DO THIS: Return the lines from the line containing "Emit a LaTeX" through the line containing "minimum width=673.5pt, minimum" exactly. No other line should appear in the answer.

GIVEN RECORDS:
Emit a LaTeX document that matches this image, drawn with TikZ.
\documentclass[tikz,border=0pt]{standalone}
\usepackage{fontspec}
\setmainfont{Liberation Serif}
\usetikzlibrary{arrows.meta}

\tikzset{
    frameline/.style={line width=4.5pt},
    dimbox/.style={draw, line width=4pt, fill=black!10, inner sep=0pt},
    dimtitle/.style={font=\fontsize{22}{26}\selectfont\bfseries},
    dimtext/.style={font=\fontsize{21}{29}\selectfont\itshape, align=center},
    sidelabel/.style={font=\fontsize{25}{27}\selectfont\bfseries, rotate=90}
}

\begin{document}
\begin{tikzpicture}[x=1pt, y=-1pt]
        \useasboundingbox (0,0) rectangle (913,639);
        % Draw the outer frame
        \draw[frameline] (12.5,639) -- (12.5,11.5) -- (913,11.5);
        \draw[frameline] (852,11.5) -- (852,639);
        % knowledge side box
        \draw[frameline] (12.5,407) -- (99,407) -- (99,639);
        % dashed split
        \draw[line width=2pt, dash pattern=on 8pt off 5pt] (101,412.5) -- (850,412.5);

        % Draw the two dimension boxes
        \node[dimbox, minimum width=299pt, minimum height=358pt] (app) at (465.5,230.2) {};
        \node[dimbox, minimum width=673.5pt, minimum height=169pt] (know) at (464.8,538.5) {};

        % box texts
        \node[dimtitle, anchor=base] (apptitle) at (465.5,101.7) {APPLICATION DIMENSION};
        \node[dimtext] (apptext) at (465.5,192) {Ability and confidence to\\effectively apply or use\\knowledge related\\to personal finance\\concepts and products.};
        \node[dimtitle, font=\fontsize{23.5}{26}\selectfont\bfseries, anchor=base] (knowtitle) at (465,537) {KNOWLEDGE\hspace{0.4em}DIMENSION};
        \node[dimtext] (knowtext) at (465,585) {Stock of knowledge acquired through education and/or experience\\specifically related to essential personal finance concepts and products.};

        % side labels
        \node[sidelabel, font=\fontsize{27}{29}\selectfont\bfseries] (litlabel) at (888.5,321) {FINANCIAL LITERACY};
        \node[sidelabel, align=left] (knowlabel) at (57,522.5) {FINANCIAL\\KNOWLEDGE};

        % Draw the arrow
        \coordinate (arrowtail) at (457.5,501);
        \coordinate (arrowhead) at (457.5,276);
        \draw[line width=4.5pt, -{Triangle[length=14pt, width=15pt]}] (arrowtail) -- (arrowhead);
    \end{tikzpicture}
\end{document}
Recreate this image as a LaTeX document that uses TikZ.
==
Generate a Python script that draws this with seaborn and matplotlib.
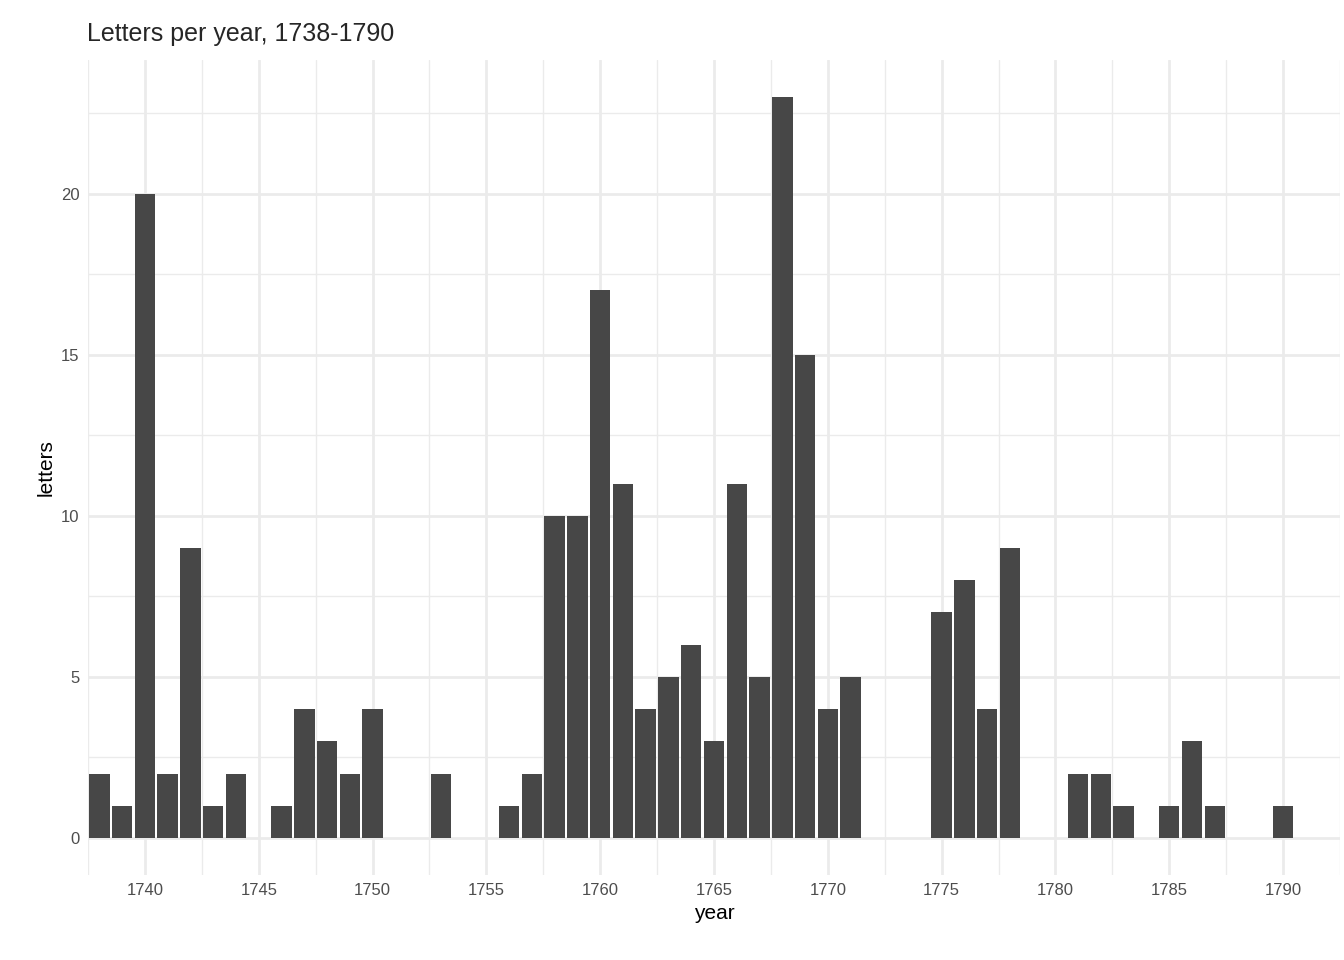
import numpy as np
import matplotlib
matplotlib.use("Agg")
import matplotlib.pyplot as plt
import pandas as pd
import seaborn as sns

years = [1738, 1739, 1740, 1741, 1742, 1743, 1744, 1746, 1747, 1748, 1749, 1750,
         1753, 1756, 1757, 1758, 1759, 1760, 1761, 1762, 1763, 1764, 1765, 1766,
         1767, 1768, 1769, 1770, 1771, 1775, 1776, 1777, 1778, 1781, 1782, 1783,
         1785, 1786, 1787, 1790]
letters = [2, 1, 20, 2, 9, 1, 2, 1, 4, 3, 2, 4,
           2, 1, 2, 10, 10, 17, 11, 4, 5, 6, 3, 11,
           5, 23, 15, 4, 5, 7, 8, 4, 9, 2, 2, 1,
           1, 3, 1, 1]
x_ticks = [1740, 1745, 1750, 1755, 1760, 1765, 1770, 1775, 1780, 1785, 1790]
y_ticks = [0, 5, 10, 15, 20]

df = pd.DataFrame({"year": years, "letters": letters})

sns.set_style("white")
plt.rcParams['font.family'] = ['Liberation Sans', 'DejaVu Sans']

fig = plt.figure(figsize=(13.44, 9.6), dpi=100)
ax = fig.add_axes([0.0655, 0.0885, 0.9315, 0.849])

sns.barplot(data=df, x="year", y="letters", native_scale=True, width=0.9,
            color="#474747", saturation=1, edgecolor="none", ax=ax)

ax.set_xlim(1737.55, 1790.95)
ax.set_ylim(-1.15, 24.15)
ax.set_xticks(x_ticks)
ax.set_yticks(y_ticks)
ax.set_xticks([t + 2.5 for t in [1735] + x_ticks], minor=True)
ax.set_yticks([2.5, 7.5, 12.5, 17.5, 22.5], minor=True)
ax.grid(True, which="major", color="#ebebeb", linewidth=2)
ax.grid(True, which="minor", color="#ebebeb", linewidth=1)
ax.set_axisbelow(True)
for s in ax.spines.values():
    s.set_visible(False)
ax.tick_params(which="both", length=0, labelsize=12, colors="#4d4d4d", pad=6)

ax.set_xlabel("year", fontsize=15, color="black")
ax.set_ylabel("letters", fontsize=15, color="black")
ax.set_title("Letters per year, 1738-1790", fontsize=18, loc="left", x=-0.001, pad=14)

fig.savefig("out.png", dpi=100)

FULL RESPONSE:
Emit a LaTeX document that matches this image, drawn with TikZ.
\documentclass[tikz,border=0pt]{standalone}
\usepackage{fontspec}
\setmainfont{Liberation Serif}
\usetikzlibrary{arrows.meta}

\tikzset{
    frameline/.style={line width=4.5pt},
    dimbox/.style={draw, line width=4pt, fill=black!10, inner sep=0pt},
    dimtitle/.style={font=\fontsize{22}{26}\selectfont\bfseries},
    dimtext/.style={font=\fontsize{21}{29}\selectfont\itshape, align=center},
    sidelabel/.style={font=\fontsize{25}{27}\selectfont\bfseries, rotate=90}
}

\begin{document}
\begin{tikzpicture}[x=1pt, y=-1pt]
        \useasboundingbox (0,0) rectangle (913,639);
        % Draw the outer frame
        \draw[frameline] (12.5,639) -- (12.5,11.5) -- (913,11.5);
        \draw[frameline] (852,11.5) -- (852,639);
        % knowledge side box
        \draw[frameline] (12.5,407) -- (99,407) -- (99,639);
        % dashed split
        \draw[line width=2pt, dash pattern=on 8pt off 5pt] (101,412.5) -- (850,412.5);

        % Draw the two dimension boxes
        \node[dimbox, minimum width=299pt, minimum height=358pt] (app) at (465.5,230.2) {};
        \node[dimbox, minimum width=673.5pt, minimum height=169pt] (know) at (464.8,538.5) {};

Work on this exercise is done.